Images are not part of the copy; write out the rest of the data exactly as given.

DATASET EXCERPTS >>
+ + + + +

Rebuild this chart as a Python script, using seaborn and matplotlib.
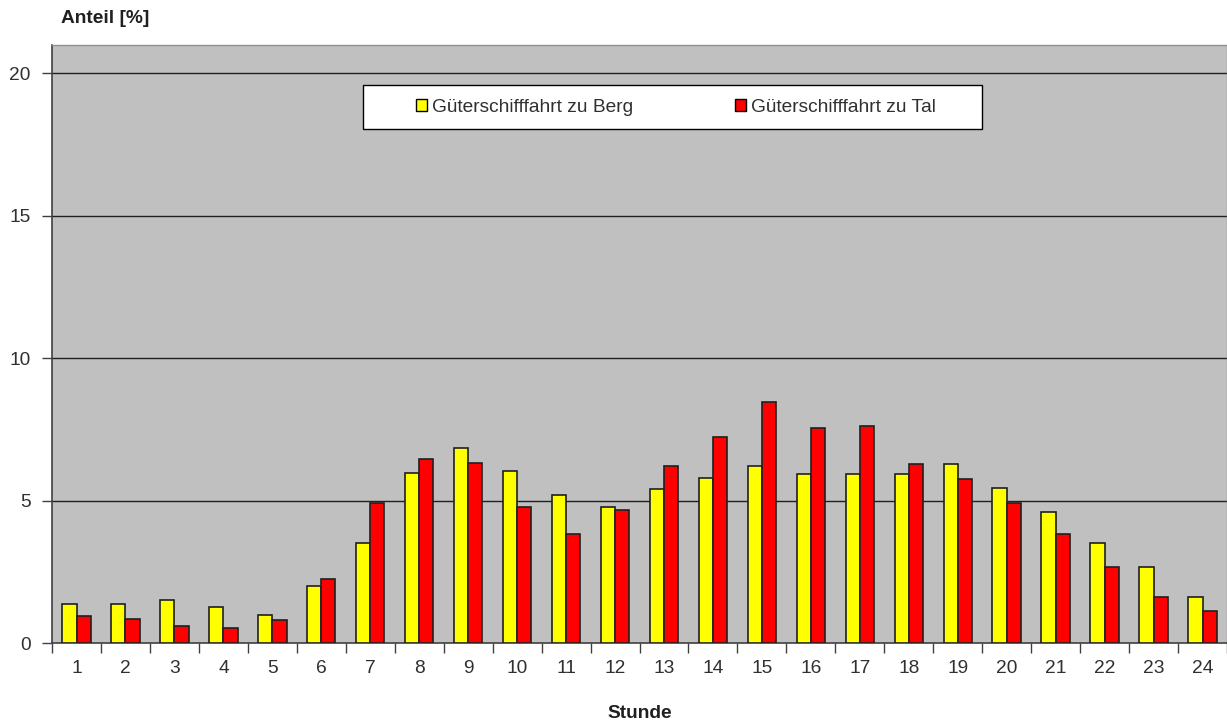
import pandas as pd
import matplotlib
matplotlib.use('Agg')
import matplotlib.pyplot as plt
from matplotlib.patches import Patch, Rectangle
import seaborn as sns

# Anteil je Stunde [%]
stunden = list(range(1, 25))
berg = [1.37, 1.37, 1.50, 1.27, 0.98, 2.00, 3.51, 5.98, 6.85, 6.05, 5.20, 4.78,
        5.41, 5.80, 6.22, 5.94, 5.94, 5.94, 6.30, 5.45, 4.60, 3.51, 2.67, 1.62]
tal = [0.95, 0.84, 0.60, 0.53, 0.81, 2.25, 4.92, 6.47, 6.33, 4.78, 3.83, 4.67,
       6.22, 7.24, 8.47, 7.56, 7.63, 6.29, 5.76, 4.92, 3.83, 2.67, 1.62, 1.12]
serien = ['Güterschifffahrt zu Berg', 'Güterschifffahrt zu Tal']
farben = ['#FFFF00', '#FF0000']

df = pd.DataFrame({
    'Stunde': stunden * 2,
    'Anteil': berg + tal,
    'Serie': [serien[0]] * 24 + [serien[1]] * 24,
})

sns.set_style('white')
plt.rcParams['font.family'] = ['Liberation Sans', 'DejaVu Sans']
fs = 13.8
txt = '#303030'

fig = plt.figure(figsize=(12.27, 7.21), dpi=100)
ax = fig.add_axes([0.0424, 0.108, 0.9576, 0.8296])
ax.set_facecolor('#C0C0C0')

sns.barplot(data=df, x='Stunde', y='Anteil', hue='Serie', palette=farben,
            width=0.58, saturation=1, edgecolor='#202020', linewidth=1.2,
            ax=ax, zorder=3, legend=False)

ax.set_ylim(0, 21)
ax.set_xlim(-0.5, 23.5)
ax.set_yticks([0, 5, 10, 15, 20])
for y in [5, 10, 15, 20]:
    ax.axhline(y, color='#202020', linewidth=1, zorder=1)

ax.set_xlabel('')
ax.set_ylabel('')
ax.tick_params(axis='x', which='major', length=0, pad=12.5, labelsize=fs, colors=txt)
ax.set_xticks([i + 0.5 for i in range(-1, 24)], minor=True)
ax.tick_params(axis='x', which='minor', length=7, width=1, color='#404040', direction='out')
ax.tick_params(axis='y', length=7, width=1, color='#404040', direction='out', pad=8.5,
               labelsize=fs, labelcolor=txt)
ax.tick_params(axis='both', bottom=True, left=True)
ax.xaxis.set_tick_params(which='minor', bottom=True)

for s in ['left', 'bottom']:
    ax.spines[s].set_color('#404040')
    ax.spines[s].set_linewidth(1.2)
for s in ['top', 'right']:
    ax.spines[s].set_color('#909090')
    ax.spines[s].set_linewidth(1)

# Legendenkasten
box = Rectangle((363 / 1227, 1 - 129 / 721), 619 / 1227, 44 / 721, transform=fig.transFigure,
                facecolor='white', edgecolor='black', linewidth=1, zorder=5)
ax.add_patch(box)
box.set_clip_on(False)
handles = [Patch(facecolor=c, edgecolor='black', linewidth=1) for c in farben]
leg = ax.legend(handles, serien, loc='center', bbox_to_anchor=(676 / 1227, 1 - 107 / 721),
                bbox_transform=fig.transFigure, ncol=2, frameon=False, fontsize=fs,
                handlelength=0.6, handleheight=0.6, handletextpad=0.25, columnspacing=5.3,
                labelcolor=txt)
leg.set_zorder(6)

fig.text(0.05, 0.975, 'Anteil [%]', fontsize=fs, fontweight='bold', va='center', ha='left',
         color='#202020')
fig.text(0.5215, 1 - 713 / 721, 'Stunde', fontsize=fs, fontweight='bold', va='center',
         ha='center', color='#202020')

fig.savefig('out.png', dpi=100)
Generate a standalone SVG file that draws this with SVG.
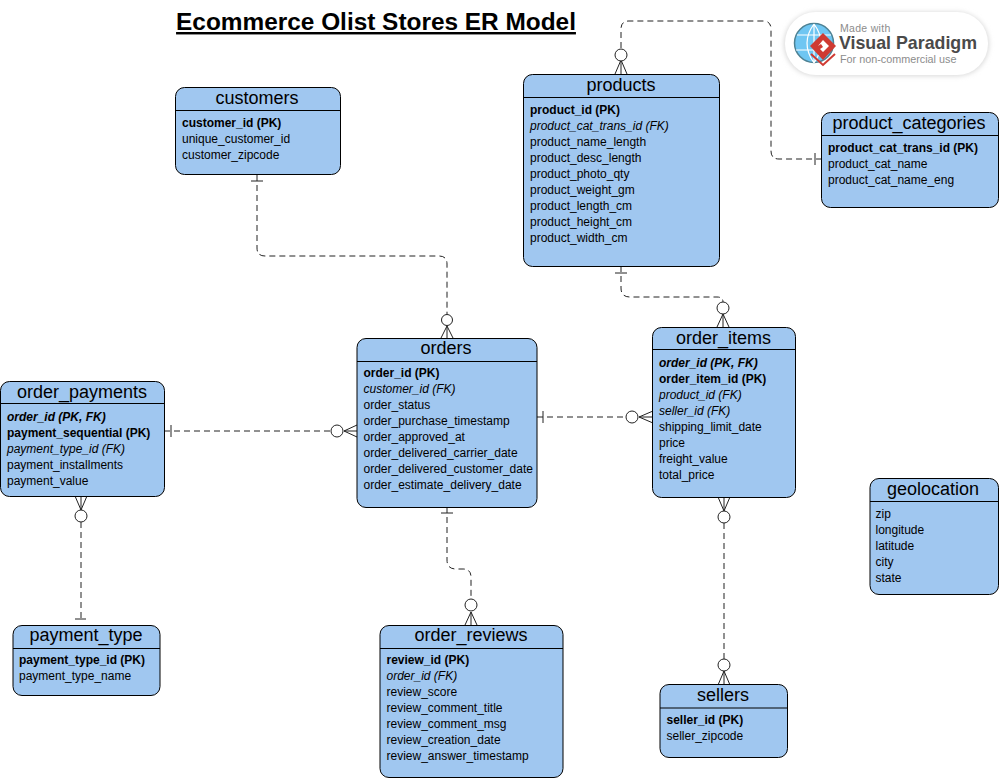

+ + + + +

ANSWER TO THIS PROBLEM >>
Rebuild this chart as a Python script, using seaborn and matplotlib.
import pandas as pd
import matplotlib
matplotlib.use('Agg')
import matplotlib.pyplot as plt
from matplotlib.patches import Patch, Rectangle
import seaborn as sns

# Anteil je Stunde [%]
stunden = list(range(1, 25))
berg = [1.37, 1.37, 1.50, 1.27, 0.98, 2.00, 3.51, 5.98, 6.85, 6.05, 5.20, 4.78,
        5.41, 5.80, 6.22, 5.94, 5.94, 5.94, 6.30, 5.45, 4.60, 3.51, 2.67, 1.62]
tal = [0.95, 0.84, 0.60, 0.53, 0.81, 2.25, 4.92, 6.47, 6.33, 4.78, 3.83, 4.67,
       6.22, 7.24, 8.47, 7.56, 7.63, 6.29, 5.76, 4.92, 3.83, 2.67, 1.62, 1.12]
serien = ['Güterschifffahrt zu Berg', 'Güterschifffahrt zu Tal']
farben = ['#FFFF00', '#FF0000']

df = pd.DataFrame({
    'Stunde': stunden * 2,
    'Anteil': berg + tal,
    'Serie': [serien[0]] * 24 + [serien[1]] * 24,
})

sns.set_style('white')
plt.rcParams['font.family'] = ['Liberation Sans', 'DejaVu Sans']
fs = 13.8
txt = '#303030'

fig = plt.figure(figsize=(12.27, 7.21), dpi=100)
ax = fig.add_axes([0.0424, 0.108, 0.9576, 0.8296])
ax.set_facecolor('#C0C0C0')

sns.barplot(data=df, x='Stunde', y='Anteil', hue='Serie', palette=farben,
            width=0.58, saturation=1, edgecolor='#202020', linewidth=1.2,
            ax=ax, zorder=3, legend=False)

ax.set_ylim(0, 21)
ax.set_xlim(-0.5, 23.5)
ax.set_yticks([0, 5, 10, 15, 20])
for y in [5, 10, 15, 20]:
    ax.axhline(y, color='#202020', linewidth=1, zorder=1)

ax.set_xlabel('')
ax.set_ylabel('')
ax.tick_params(axis='x', which='major', length=0, pad=12.5, labelsize=fs, colors=txt)
ax.set_xticks([i + 0.5 for i in range(-1, 24)], minor=True)
ax.tick_params(axis='x', which='minor', length=7, width=1, color='#404040', direction='out')
ax.tick_params(axis='y', length=7, width=1, color='#404040', direction='out', pad=8.5,
               labelsize=fs, labelcolor=txt)
ax.tick_params(axis='both', bottom=True, left=True)
ax.xaxis.set_tick_params(which='minor', bottom=True)

for s in ['left', 'bottom']:
    ax.spines[s].set_color('#404040')
    ax.spines[s].set_linewidth(1.2)
for s in ['top', 'right']:
    ax.spines[s].set_color('#909090')
    ax.spines[s].set_linewidth(1)

# Legendenkasten
box = Rectangle((363 / 1227, 1 - 129 / 721), 619 / 1227, 44 / 721, transform=fig.transFigure,
                facecolor='white', edgecolor='black', linewidth=1, zorder=5)
ax.add_patch(box)
box.set_clip_on(False)
handles = [Patch(facecolor=c, edgecolor='black', linewidth=1) for c in farben]
leg = ax.legend(handles, serien, loc='center', bbox_to_anchor=(676 / 1227, 1 - 107 / 721),
                bbox_transform=fig.transFigure, ncol=2, frameon=False, fontsize=fs,
                handlelength=0.6, handleheight=0.6, handletextpad=0.25, columnspacing=5.3,
                labelcolor=txt)
leg.set_zorder(6)

fig.text(0.05, 0.975, 'Anteil [%]', fontsize=fs, fontweight='bold', va='center', ha='left',
         color='#202020')
fig.text(0.5215, 1 - 713 / 721, 'Stunde', fontsize=fs, fontweight='bold', va='center',
         ha='center', color='#202020')

fig.savefig('out.png', dpi=100)
Generate a standalone SVG file that draws this with SVG.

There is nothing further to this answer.